* BEGIN Provided records *

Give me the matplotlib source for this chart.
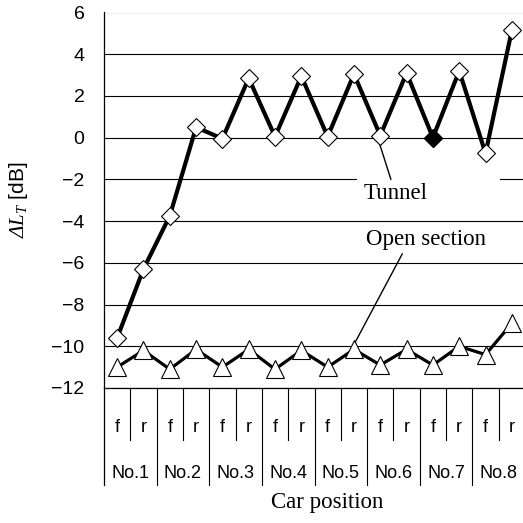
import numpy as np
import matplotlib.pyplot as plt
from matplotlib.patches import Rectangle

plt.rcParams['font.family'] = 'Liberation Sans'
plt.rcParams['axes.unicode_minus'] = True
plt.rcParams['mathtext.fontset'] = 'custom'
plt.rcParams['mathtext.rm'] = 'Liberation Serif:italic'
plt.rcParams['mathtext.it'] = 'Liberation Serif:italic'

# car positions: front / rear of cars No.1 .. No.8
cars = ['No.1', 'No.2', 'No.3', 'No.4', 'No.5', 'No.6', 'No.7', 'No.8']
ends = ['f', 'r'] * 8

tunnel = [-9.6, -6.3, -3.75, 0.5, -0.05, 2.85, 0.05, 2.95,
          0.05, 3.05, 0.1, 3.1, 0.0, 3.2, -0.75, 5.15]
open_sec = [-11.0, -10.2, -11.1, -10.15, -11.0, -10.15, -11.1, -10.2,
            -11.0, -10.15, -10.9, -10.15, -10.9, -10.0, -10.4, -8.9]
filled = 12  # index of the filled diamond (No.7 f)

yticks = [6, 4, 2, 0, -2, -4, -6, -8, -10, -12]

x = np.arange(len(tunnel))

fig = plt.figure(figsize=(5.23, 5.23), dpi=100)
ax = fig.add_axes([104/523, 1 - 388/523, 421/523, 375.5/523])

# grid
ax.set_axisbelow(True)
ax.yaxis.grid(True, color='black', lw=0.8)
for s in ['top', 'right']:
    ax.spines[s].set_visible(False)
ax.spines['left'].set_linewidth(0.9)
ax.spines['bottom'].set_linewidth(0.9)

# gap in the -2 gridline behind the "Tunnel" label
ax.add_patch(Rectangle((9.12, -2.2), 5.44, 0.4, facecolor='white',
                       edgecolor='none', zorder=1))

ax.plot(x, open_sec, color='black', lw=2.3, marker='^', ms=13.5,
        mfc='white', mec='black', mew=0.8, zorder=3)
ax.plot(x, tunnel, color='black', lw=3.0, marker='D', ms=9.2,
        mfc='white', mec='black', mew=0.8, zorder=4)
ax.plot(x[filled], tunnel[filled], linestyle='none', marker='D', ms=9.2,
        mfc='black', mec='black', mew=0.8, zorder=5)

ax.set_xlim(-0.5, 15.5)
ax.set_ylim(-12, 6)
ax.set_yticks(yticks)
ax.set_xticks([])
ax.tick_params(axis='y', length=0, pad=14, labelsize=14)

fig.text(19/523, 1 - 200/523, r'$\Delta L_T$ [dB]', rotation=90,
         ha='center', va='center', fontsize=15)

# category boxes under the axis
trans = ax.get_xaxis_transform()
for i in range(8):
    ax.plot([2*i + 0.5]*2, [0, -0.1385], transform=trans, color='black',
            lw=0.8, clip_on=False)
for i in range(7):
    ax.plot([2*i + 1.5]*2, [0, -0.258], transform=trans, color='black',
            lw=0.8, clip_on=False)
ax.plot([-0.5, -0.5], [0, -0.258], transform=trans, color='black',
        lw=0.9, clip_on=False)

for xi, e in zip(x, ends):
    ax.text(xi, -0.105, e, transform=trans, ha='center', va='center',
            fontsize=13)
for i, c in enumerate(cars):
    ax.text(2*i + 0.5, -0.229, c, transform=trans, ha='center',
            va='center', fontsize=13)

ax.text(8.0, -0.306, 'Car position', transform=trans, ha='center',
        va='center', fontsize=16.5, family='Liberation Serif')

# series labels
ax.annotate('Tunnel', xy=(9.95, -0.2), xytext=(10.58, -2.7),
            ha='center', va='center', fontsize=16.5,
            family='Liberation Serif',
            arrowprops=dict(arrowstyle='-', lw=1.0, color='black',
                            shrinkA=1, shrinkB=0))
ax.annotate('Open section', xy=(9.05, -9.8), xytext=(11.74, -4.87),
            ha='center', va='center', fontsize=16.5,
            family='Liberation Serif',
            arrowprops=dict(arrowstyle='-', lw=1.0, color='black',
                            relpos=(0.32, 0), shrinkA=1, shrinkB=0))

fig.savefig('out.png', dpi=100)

* END Provided records *
* BEGIN Provided records *

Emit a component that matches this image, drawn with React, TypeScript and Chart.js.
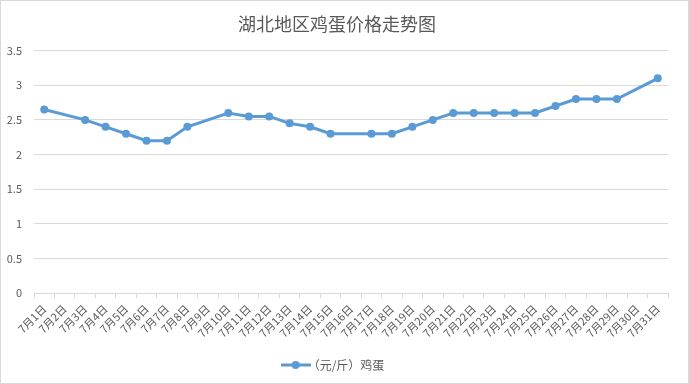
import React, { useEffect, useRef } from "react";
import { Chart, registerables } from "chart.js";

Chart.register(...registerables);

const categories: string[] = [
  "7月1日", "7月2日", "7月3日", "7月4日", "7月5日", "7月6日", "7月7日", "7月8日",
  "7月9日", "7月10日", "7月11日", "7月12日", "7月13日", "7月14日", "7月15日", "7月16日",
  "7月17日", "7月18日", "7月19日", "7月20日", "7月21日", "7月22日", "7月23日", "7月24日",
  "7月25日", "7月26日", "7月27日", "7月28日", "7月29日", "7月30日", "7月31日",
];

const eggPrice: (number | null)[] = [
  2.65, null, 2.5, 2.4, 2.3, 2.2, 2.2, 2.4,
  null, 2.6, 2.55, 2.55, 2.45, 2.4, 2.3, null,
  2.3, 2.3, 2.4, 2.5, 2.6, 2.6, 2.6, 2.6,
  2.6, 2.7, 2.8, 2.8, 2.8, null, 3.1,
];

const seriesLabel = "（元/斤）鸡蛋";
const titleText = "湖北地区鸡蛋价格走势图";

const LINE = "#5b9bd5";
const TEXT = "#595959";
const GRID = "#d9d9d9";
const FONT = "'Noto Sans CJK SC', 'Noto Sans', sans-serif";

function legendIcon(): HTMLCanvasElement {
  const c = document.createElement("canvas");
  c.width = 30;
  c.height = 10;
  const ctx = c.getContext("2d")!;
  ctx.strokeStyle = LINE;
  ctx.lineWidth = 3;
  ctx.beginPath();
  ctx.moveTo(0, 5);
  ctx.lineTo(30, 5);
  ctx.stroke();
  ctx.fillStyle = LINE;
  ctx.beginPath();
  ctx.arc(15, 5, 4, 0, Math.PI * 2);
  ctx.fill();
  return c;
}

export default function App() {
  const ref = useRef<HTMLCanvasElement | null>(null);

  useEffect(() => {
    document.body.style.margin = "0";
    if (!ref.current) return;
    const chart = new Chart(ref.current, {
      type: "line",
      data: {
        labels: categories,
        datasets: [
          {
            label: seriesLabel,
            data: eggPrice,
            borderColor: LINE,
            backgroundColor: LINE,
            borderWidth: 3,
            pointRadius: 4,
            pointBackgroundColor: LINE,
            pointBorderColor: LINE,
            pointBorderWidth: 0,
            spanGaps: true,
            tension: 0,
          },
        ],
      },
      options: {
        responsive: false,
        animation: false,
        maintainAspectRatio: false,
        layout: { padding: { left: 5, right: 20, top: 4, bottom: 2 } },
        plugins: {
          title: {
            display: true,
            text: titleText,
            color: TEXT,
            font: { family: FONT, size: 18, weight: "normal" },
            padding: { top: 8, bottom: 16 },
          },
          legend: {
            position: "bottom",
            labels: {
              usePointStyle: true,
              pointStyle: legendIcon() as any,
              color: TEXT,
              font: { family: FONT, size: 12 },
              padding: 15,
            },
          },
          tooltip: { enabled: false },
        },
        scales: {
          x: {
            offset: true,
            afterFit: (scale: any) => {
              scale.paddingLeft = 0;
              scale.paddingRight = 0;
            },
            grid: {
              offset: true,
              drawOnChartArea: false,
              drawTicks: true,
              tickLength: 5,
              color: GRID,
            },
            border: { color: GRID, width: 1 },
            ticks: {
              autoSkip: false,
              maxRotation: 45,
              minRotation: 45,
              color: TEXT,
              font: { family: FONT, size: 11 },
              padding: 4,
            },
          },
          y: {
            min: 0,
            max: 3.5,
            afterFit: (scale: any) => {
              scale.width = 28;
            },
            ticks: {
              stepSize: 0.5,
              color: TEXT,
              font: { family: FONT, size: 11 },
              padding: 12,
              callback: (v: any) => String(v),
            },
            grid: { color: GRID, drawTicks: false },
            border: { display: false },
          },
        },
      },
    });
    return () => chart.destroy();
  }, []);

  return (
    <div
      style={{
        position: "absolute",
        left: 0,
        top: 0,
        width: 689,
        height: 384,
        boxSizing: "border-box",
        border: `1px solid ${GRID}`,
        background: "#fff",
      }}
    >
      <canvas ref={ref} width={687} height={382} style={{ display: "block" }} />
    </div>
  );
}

* END Provided records *

> **Exercise description**:
Among the records above, locate the line containing "Emit a component" and the line containing "const ref = useRef<HTMLCanvasElement", then transcribe exactly the lines starting at the first and ending at the second, with no pictures.

> **Response to this task**:
Emit a component that matches this image, drawn with React, TypeScript and Chart.js.
import React, { useEffect, useRef } from "react";
import { Chart, registerables } from "chart.js";

Chart.register(...registerables);

const categories: string[] = [
  "7月1日", "7月2日", "7月3日", "7月4日", "7月5日", "7月6日", "7月7日", "7月8日",
  "7月9日", "7月10日", "7月11日", "7月12日", "7月13日", "7月14日", "7月15日", "7月16日",
  "7月17日", "7月18日", "7月19日", "7月20日", "7月21日", "7月22日", "7月23日", "7月24日",
  "7月25日", "7月26日", "7月27日", "7月28日", "7月29日", "7月30日", "7月31日",
];

const eggPrice: (number | null)[] = [
  2.65, null, 2.5, 2.4, 2.3, 2.2, 2.2, 2.4,
  null, 2.6, 2.55, 2.55, 2.45, 2.4, 2.3, null,
  2.3, 2.3, 2.4, 2.5, 2.6, 2.6, 2.6, 2.6,
  2.6, 2.7, 2.8, 2.8, 2.8, null, 3.1,
];

const seriesLabel = "（元/斤）鸡蛋";
const titleText = "湖北地区鸡蛋价格走势图";

const LINE = "#5b9bd5";
const TEXT = "#595959";
const GRID = "#d9d9d9";
const FONT = "'Noto Sans CJK SC', 'Noto Sans', sans-serif";

function legendIcon(): HTMLCanvasElement {
  const c = document.createElement("canvas");
  c.width = 30;
  c.height = 10;
  const ctx = c.getContext("2d")!;
  ctx.strokeStyle = LINE;
  ctx.lineWidth = 3;
  ctx.beginPath();
  ctx.moveTo(0, 5);
  ctx.lineTo(30, 5);
  ctx.stroke();
  ctx.fillStyle = LINE;
  ctx.beginPath();
  ctx.arc(15, 5, 4, 0, Math.PI * 2);
  ctx.fill();
  return c;
}

export default function App() {
  const ref = useRef<HTMLCanvasElement | null>(null);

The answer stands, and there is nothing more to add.